An ethnographic documentary that explores the peculiar and constant relationship between women and water in Modiya, a small Muslim village of Rajasthani desert (India). This visual research sought to investigate the specific ways in which local women perceive, experience and behave towards water in a context where access to this resource is scarce and rife with complications. In particular it examines the way in which the agency of these women can be seen in their daily tasks, managing water collection and usage. They live their struggle with tenacity, determination, elegance and humor, despite the fact that water scarcity represents a serious problem for family health, sanitation and wellbeing.

16:25 – 17:45
Changa Revisited – 60 min
Peter Biella and Leonard Kamerling

Since he was a boy growing up as a herder, Maasai elder Toreto ole Koisenge dreamed of cattle. When anthropologist / filmmaker Peter Biella first visited his homestead in 1980, he had over six hundred head. Today his herd numbers only twenty.

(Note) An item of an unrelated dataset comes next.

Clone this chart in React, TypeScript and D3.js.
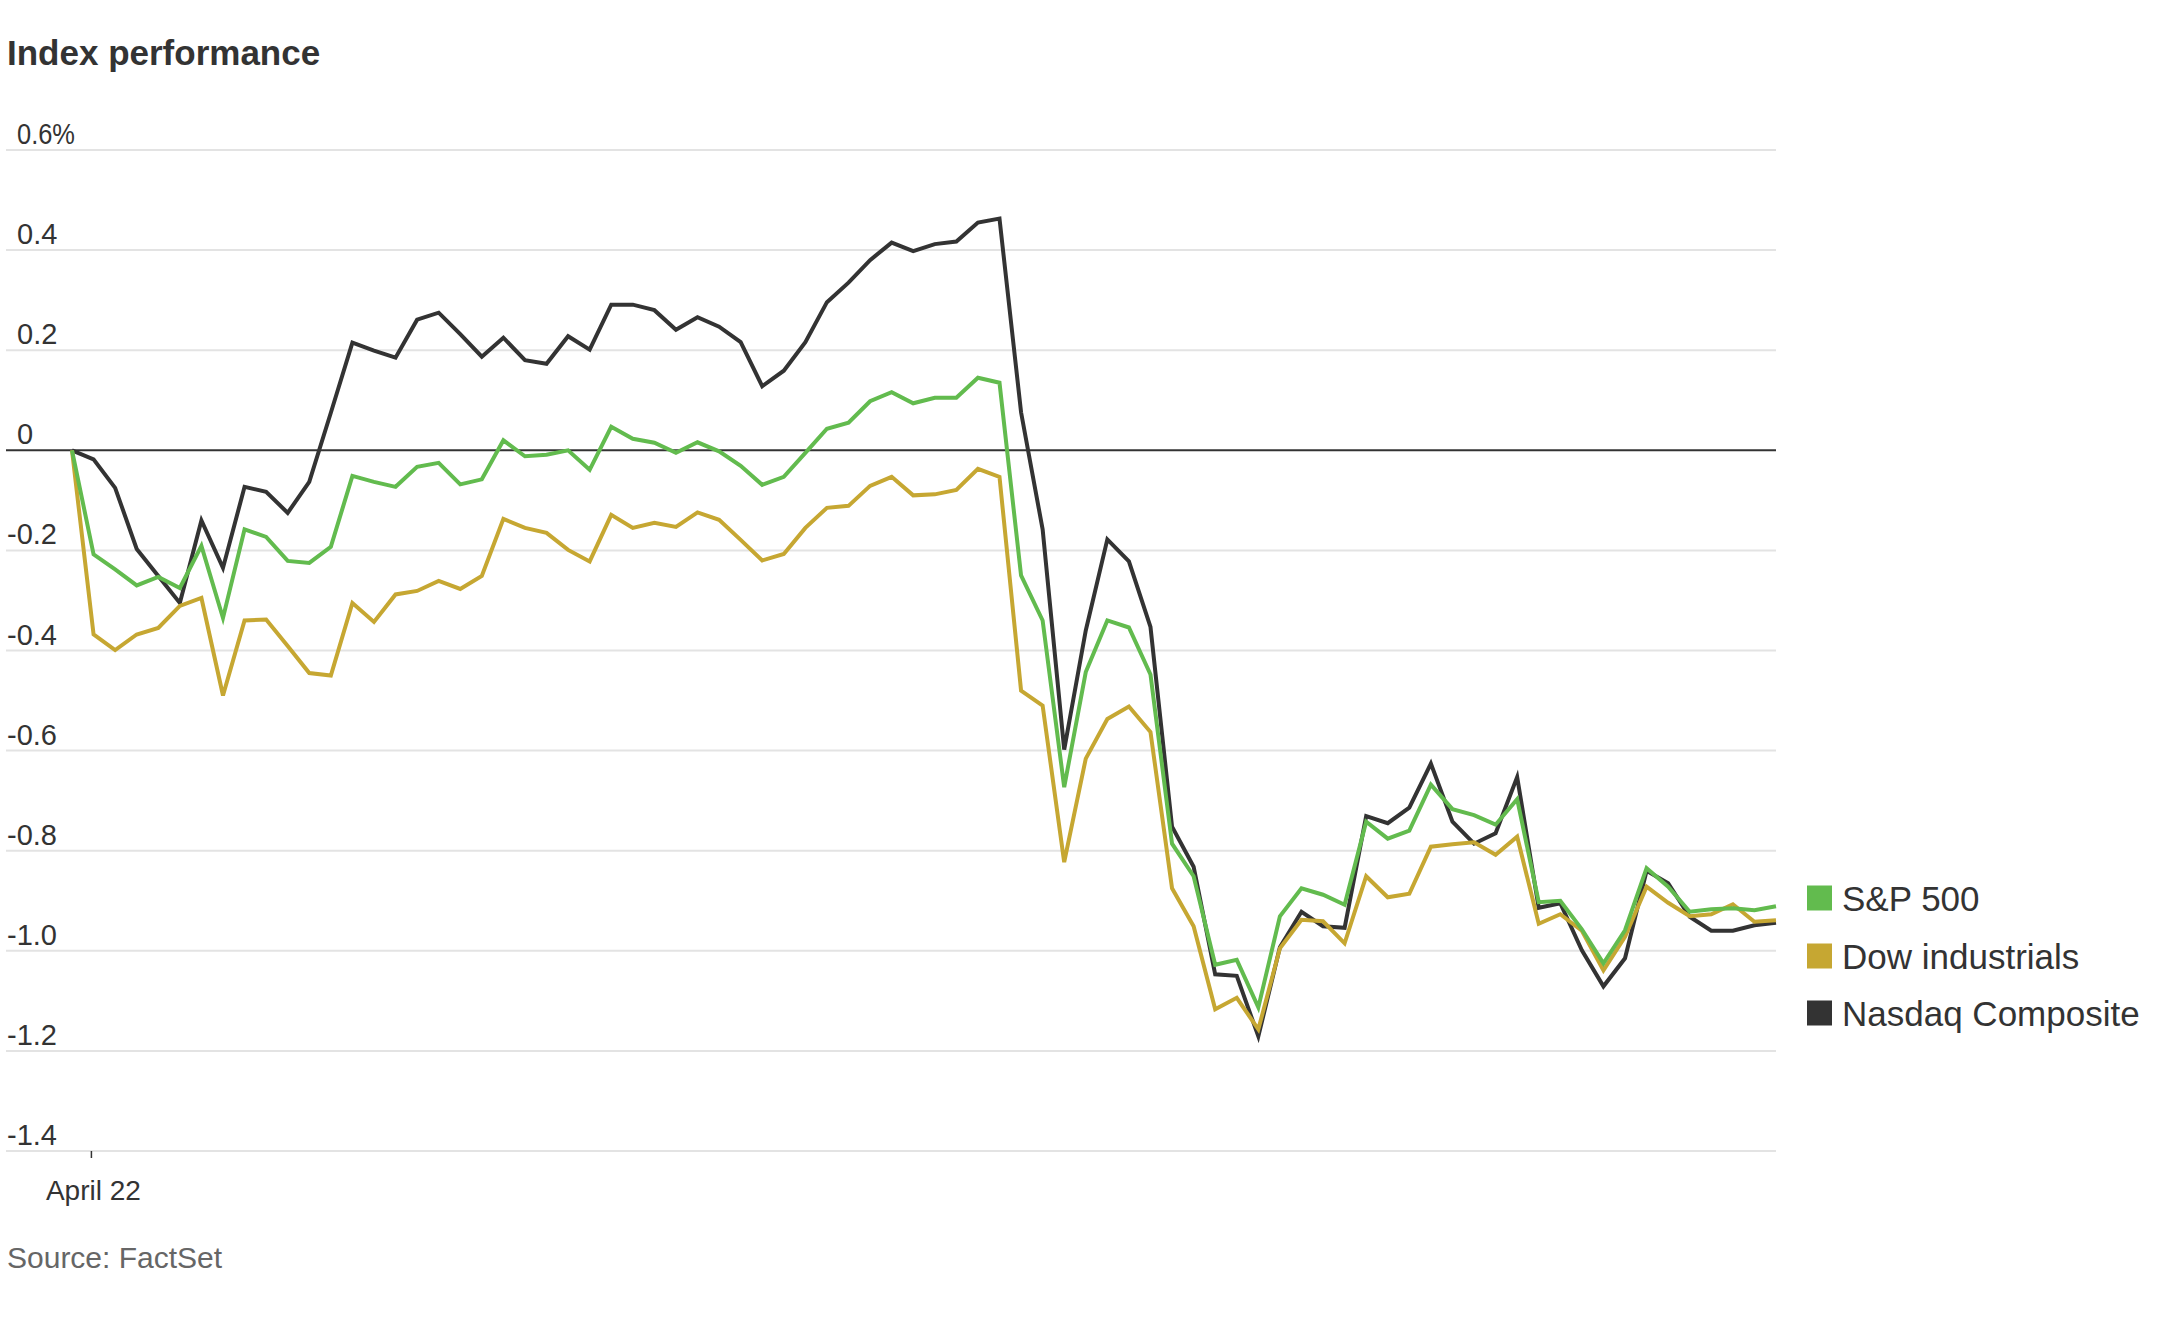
import React from "react";
import * as d3 from "d3";

const seriesNames = ["S&P 500", "Dow industrials", "Nasdaq Composite"];
const seriesColors = ["#62bb4e", "#c6a732", "#333333"];

const nasdaq = [
  0, -0.018, -0.075, -0.197, -0.251, -0.305, -0.14, -0.235, -0.073, -0.083,
  -0.125, -0.063, 0.075, 0.215, 0.199, 0.185, 0.261, 0.275, 0.232, 0.187,
  0.225, 0.18, 0.173, 0.228, 0.201, 0.291, 0.291, 0.28, 0.241, 0.266,
  0.247, 0.216, 0.128, 0.159, 0.216, 0.296, 0.335, 0.38, 0.415, 0.398,
  0.412, 0.417, 0.455, 0.463, 0.076, -0.158, -0.598, -0.36, -0.178, -0.222,
  -0.353, -0.752, -0.832, -1.047, -1.05, -1.171, -0.993, -0.922, -0.951, -0.954,
  -0.731, -0.745, -0.714, -0.626, -0.742, -0.786, -0.765, -0.653, -0.914, -0.905,
  -0.999, -1.071, -1.015, -0.84, -0.865, -0.932, -0.96, -0.96, -0.949, -0.944,
];

const sp500 = [
  0, -0.208, -0.238, -0.27, -0.253, -0.275, -0.191, -0.335, -0.158, -0.173,
  -0.221, -0.225, -0.193, -0.051, -0.063, -0.073, -0.033, -0.025, -0.068, -0.058,
  0.02, -0.012, -0.009, 0.0, -0.039, 0.047, 0.023, 0.015, -0.005, 0.016,
  -0.002, -0.031, -0.069, -0.053, -0.005, 0.043, 0.055, 0.098, 0.116, 0.094,
  0.105, 0.105, 0.145, 0.135, -0.25, -0.34, -0.673, -0.443, -0.34, -0.354,
  -0.448, -0.786, -0.851, -1.028, -1.018, -1.113, -0.931, -0.875, -0.888, -0.908,
  -0.742, -0.776, -0.76, -0.668, -0.717, -0.729, -0.748, -0.697, -0.903, -0.9,
  -0.957, -1.025, -0.959, -0.835, -0.872, -0.922, -0.917, -0.915, -0.919, -0.911,
];

const dow = [
  0, -0.368, -0.399, -0.368, -0.355, -0.311, -0.295, -0.49, -0.34, -0.338,
  -0.391, -0.445, -0.45, -0.305, -0.343, -0.288, -0.281, -0.261, -0.277, -0.251,
  -0.137, -0.155, -0.165, -0.199, -0.222, -0.129, -0.155, -0.145, -0.153, -0.124,
  -0.139, -0.179, -0.22, -0.207, -0.155, -0.115, -0.111, -0.071, -0.053, -0.09,
  -0.088, -0.079, -0.037, -0.053, -0.48, -0.51, -0.823, -0.616, -0.537, -0.512,
  -0.563, -0.875, -0.951, -1.117, -1.094, -1.157, -0.995, -0.938, -0.941, -0.985,
  -0.851, -0.893, -0.886, -0.792, -0.787, -0.783, -0.808, -0.772, -0.946, -0.927,
  -0.96, -1.039, -0.972, -0.872, -0.904, -0.931, -0.927, -0.907, -0.942, -0.939,
];

const yTicks = [0.6, 0.4, 0.2, 0, -0.2, -0.4, -0.6, -0.8, -1.0, -1.2, -1.4];
const xTickValues = [0.9];
const xTickLabels = ["April 22"];

const FONT = "'Liberation Sans', Arial, sans-serif";

export default function App() {
  const W = 2170;
  const H = 1337;
  const x = d3.scaleLinear().domain([0, nasdaq.length - 1]).range([72, 1776]);
  const y = d3.scaleLinear().domain([-1.4, 0.6]).range([1151, 150]);
  const gridLeft = 6;
  const gridRight = 1776;

  const line = d3
    .line<number>()
    .x((_, i) => x(i))
    .y((d) => y(d));

  const fmt = (v: number) => {
    if (v === 0) return "0";
    const s = Math.abs(v).toFixed(1);
    return (v < 0 ? "-" : "") + s + (v === 0.6 ? "%" : "");
  };

  const drawOrder = [
    { data: nasdaq, color: seriesColors[2] },
    { data: dow, color: seriesColors[1] },
    { data: sp500, color: seriesColors[0] },
  ];

  const legendY = [898, 956, 1013];

  return (
    <svg
      width={W}
      height={H}
      style={{ position: "absolute", left: 0, top: 0, background: "#fff" }}
      fontFamily={FONT}
    >
      <rect x={0} y={0} width={W} height={H} fill="#fff" />
      <text x={7} y={65} fontSize={35} fontWeight="bold" fill="#333">
        Index performance
      </text>

      {yTicks.map((t) => (
        <g key={t}>
          {t !== 0 && (
            <line
              x1={gridLeft}
              x2={gridRight}
              y1={y(t)}
              y2={y(t)}
              stroke="#e3e3e3"
              strokeWidth={2}
            />
          )}
          <text
            x={t < 0 ? 7 : 17}
            y={y(t) - 6}
            fontSize={29}
            fill="#333"
            textLength={t === 0.6 ? 58 : undefined}
            lengthAdjust="spacingAndGlyphs"
          >
            {fmt(t)}
          </text>
        </g>
      ))}

      <line
        x1={gridLeft}
        x2={gridRight}
        y1={y(0)}
        y2={y(0)}
        stroke="#333"
        strokeWidth={2}
      />

      {xTickValues.map((v, i) => (
        <g key={v}>
          <line
            x1={x(v)}
            x2={x(v)}
            y1={y(-1.4)}
            y2={y(-1.4) + 7}
            stroke="#333"
            strokeWidth={1.5}
          />
          <text
            x={x(v) + 2}
            y={1200}
            fontSize={28}
            textAnchor="middle"
            fill="#333"
          >
            {xTickLabels[i]}
          </text>
        </g>
      ))}

      {drawOrder.map((s, i) => (
        <path
          key={i}
          d={line(s.data) || ""}
          fill="none"
          stroke={s.color}
          strokeWidth={4}
          strokeLinejoin="miter"
        />
      ))}

      {seriesNames.map((n, i) => (
        <g key={n}>
          <rect
            x={1807}
            y={legendY[i] - 12.5}
            width={25}
            height={25}
            fill={seriesColors[i]}
          />
          <text x={1842} y={legendY[i] + 12.5} fontSize={35} fill="#333">
            {n}
          </text>
        </g>
      ))}

      <text x={7} y={1268} fontSize={30} fill="#666">
        Source: FactSet
      </text>
    </svg>
  );
}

The world of the Maasai pastoralists has grown smaller since the Tanzanian government put a stop to their seasonal cattle migrations and forced them to live in permanent settlements. For elder Toreto ole Koisenge, the dream is no longer about cattle. In this new world of tumultuous change, how can he create a life that offers his children wisdom, humanity and hope?
Changa Revisited is portrait of a Maasai family seen from two points in time across a thirty year divide. The film draws on hundreds of photographs and audio recordings taken in 1980 by Peter Biella. These images, woven with contemporary video footage, create a deeply personal portrait of the unfolding of a family’s life through three decades of volatile change.